C’est alors que la dimension poétique ou verbale va prendre le relais pour exprimer la profondeur, l’intensité du désir. Ce qui m’intéresse avant tout, c’est la beauté du geste, comparable à une musique, une supplique ou un poème, qui vous traverse et vous habite un temps certain. Combien de fois ai-je ressassé un instant de grâce, perçu à un moment factice, presque fortuit ? C’est cette grâce là qui comble à mon sens bien plus longtemps qu’une relation physique passagère, certes importante, mais peut-être réductrice à bien des égards.
Grâce
« Un instant de grâce », dites-vous…
Je vous donne un exemple.
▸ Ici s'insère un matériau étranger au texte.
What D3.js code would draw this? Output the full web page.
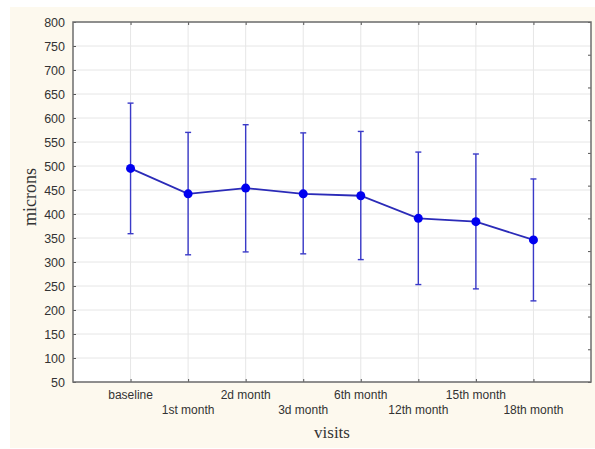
<!DOCTYPE html>
<html>
<head>
<meta charset="utf-8">
<script src="https://cdn.jsdelivr.net/npm/d3@7"></script>
<style>
  body { margin: 0; background: #fff; }
</style>
</head>
<body>
<div id="chart"></div>
<script>
// visits and measured values (microns)
var visits = ["baseline", "1st month", "2d month", "3d month", "6th month", "12th month", "15th month", "18th month"];
var means = [495, 442, 454, 442, 438, 391, 384, 346];
var upper = [631, 570, 586, 569, 572, 529, 525, 473];
var lower = [359, 315, 321, 317, 305, 253, 244, 219];
var yTicks = [50, 100, 150, 200, 250, 300, 350, 400, 450, 500, 550, 600, 650, 700, 750, 800];

var svgWidth = 595;
var svgHeight = 449;

var margin = { top: 22, right: 4, bottom: 67, left: 73 };
var width = svgWidth - margin.left - margin.right;
var height = svgHeight - margin.top - margin.bottom;

var svg = d3.select("#chart")
  .append("svg")
  .attr("width", svgWidth)
  .attr("height", svgHeight);

// cream panel
svg.append("rect")
  .attr("x", 10).attr("y", 7)
  .attr("width", 585).attr("height", 441)
  .attr("fill", "#fdf9ee");

var chartGroup = svg.append("g")
  .attr("transform", `translate(${margin.left}, ${margin.top})`);

chartGroup.append("rect")
  .attr("width", width).attr("height", height)
  .attr("fill", "#fff");

var data = visits.map((v, i) => ({ visit: v, mean: means[i], hi: upper[i], lo: lower[i] }));

var xScale = d3.scalePoint()
  .domain(visits)
  .range([0, width])
  .padding(1);

var yScale = d3.scaleLinear()
  .domain([50, 800])
  .range([height, 0]);

// grid
chartGroup.append("g")
  .selectAll("line")
  .data(yTicks)
  .enter()
  .append("line")
  .attr("x1", 0).attr("x2", width)
  .attr("y1", d => yScale(d)).attr("y2", d => yScale(d))
  .attr("stroke", "#e6e6e6");

chartGroup.append("g")
  .selectAll("line")
  .data(visits)
  .enter()
  .append("line")
  .attr("x1", d => xScale(d)).attr("x2", d => xScale(d))
  .attr("y1", 0).attr("y2", height)
  .attr("stroke", "#e6e6e6");

// axes
var leftAxis = d3.axisLeft(yScale).tickValues(yTicks).tickSizeInner(-3).tickSizeOuter(0).tickPadding(8);
var bottomAxis = d3.axisBottom(xScale).tickSizeInner(-3).tickSizeOuter(0).tickFormat("");
var topAxis = d3.axisTop(xScale).tickSizeInner(-3).tickSizeOuter(0).tickFormat("");
var rightScale = d3.scaleLinear().domain([0, 11]).range([height, 0]);
var rightAxis = d3.axisRight(rightScale).ticks(11).tickSizeInner(-3).tickSizeOuter(0).tickFormat("");

var yAxisG = chartGroup.append("g").call(leftAxis);
yAxisG.selectAll("text")
  .style("font-family", "Arial, 'Liberation Sans', sans-serif")
  .style("font-size", "12.5px")
  .attr("fill", "#333");

var xAxisG = chartGroup.append("g")
  .attr("transform", `translate(0, ${height})`)
  .call(bottomAxis);

chartGroup.append("g").call(topAxis);
chartGroup.append("g").attr("transform", `translate(${width}, 0)`).call(rightAxis);

chartGroup.selectAll(".tick line").attr("stroke", "#555");
chartGroup.selectAll(".domain").remove();

// frame
chartGroup.append("rect")
  .attr("width", width).attr("height", height)
  .attr("fill", "none")
  .attr("stroke", "#6e6e6e")
  .attr("stroke-width", 1.5);

// x labels, staggered in two rows
chartGroup.selectAll(".xlab")
  .data(visits)
  .enter()
  .append("text")
  .attr("class", "xlab")
  .attr("x", d => xScale(d))
  .attr("y", (d, i) => height + (i % 2 ? 32 : 17))
  .attr("text-anchor", "middle")
  .style("font-family", "Arial, 'Liberation Sans', sans-serif")
  .style("font-size", "12px")
  .attr("fill", "#333")
  .text(d => d);

// error bars
var bars = chartGroup.append("g")
  .selectAll("g")
  .data(data)
  .enter()
  .append("g")
  .attr("stroke", "#3a3ac8")
  .attr("stroke-width", 1.4);

bars.append("line")
  .attr("x1", d => xScale(d.visit)).attr("x2", d => xScale(d.visit))
  .attr("y1", d => yScale(d.hi)).attr("y2", d => yScale(d.lo));
bars.append("line")
  .attr("x1", d => xScale(d.visit) - 3).attr("x2", d => xScale(d.visit) + 3)
  .attr("y1", d => yScale(d.hi)).attr("y2", d => yScale(d.hi));
bars.append("line")
  .attr("x1", d => xScale(d.visit) - 3).attr("x2", d => xScale(d.visit) + 3)
  .attr("y1", d => yScale(d.lo)).attr("y2", d => yScale(d.lo));

// mean line
var line = d3.line()
  .x(d => xScale(d.visit))
  .y(d => yScale(d.mean));

chartGroup.append("path")
  .datum(data)
  .attr("d", line)
  .attr("fill", "none")
  .attr("stroke", "#2b2bb8")
  .attr("stroke-width", 1.8);

chartGroup.selectAll("circle")
  .data(data)
  .enter()
  .append("circle")
  .attr("cx", d => xScale(d.visit))
  .attr("cy", d => yScale(d.mean))
  .attr("r", 4.5)
  .attr("fill", "#0000f0");

// axis titles
chartGroup.append("text")
  .attr("transform", "rotate(-90)")
  .attr("x", -height / 2 + 5)
  .attr("y", -margin.left + 36)
  .attr("text-anchor", "middle")
  .style("font-family", "'Times New Roman', 'Liberation Serif', serif")
  .style("font-size", "18px")
  .attr("fill", "#333")
  .text("microns");

chartGroup.append("text")
  .attr("x", width / 2)
  .attr("y", height + 56)
  .attr("text-anchor", "middle")
  .style("font-family", "'Times New Roman', 'Liberation Serif', serif")
  .style("font-size", "17px")
  .attr("fill", "#333")
  .text("visits");
</script>
</body>
</html>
Un jour, lors de mon voyage, un jeune homme implorait avec obsession son amie de lui permettre de caresser son épaule recouverte de son sari. La jeune fille, qui jouait avec les ardeurs et les désirs enflammés de son amant, dit à ce dernier, en lui touchant légèrement la lèvre inférieure : « Jamais. Tu ne verras même pas un centimètre de mon corps, encore moins pourras-tu y promener ta main… » Elle le regarda profondément, lui lâchant un sourire séduisant. Le jeune désespéré lui répondit : « Ton secret attise l’ardeur de mon cœur qui brûle à grand feu, si j’en meurs tourmenté, au paradis, poser la tête sur ton épaule vaut l’éternel Amour des houris (personnages célestes ; selon la foi musulmane, des vierges au paradis, ndlr)… »
Ce jeu presque enfantin, mais aussi presque théâtral et coquin est très emblématique des rapports ou du jeu de séduction permanent entre hommes et femmes. C’est comme si le désir et l’abstinence des contacts (ou relations) physiques permettaient une élévation qui transcende l’esprit. C’est cette transcendance qui est à la base même de la poésie amoureuse saharienne, celle idéalisant sans cesse la beauté, la noblesse, l’élégance, le raffinement de l’être féminin.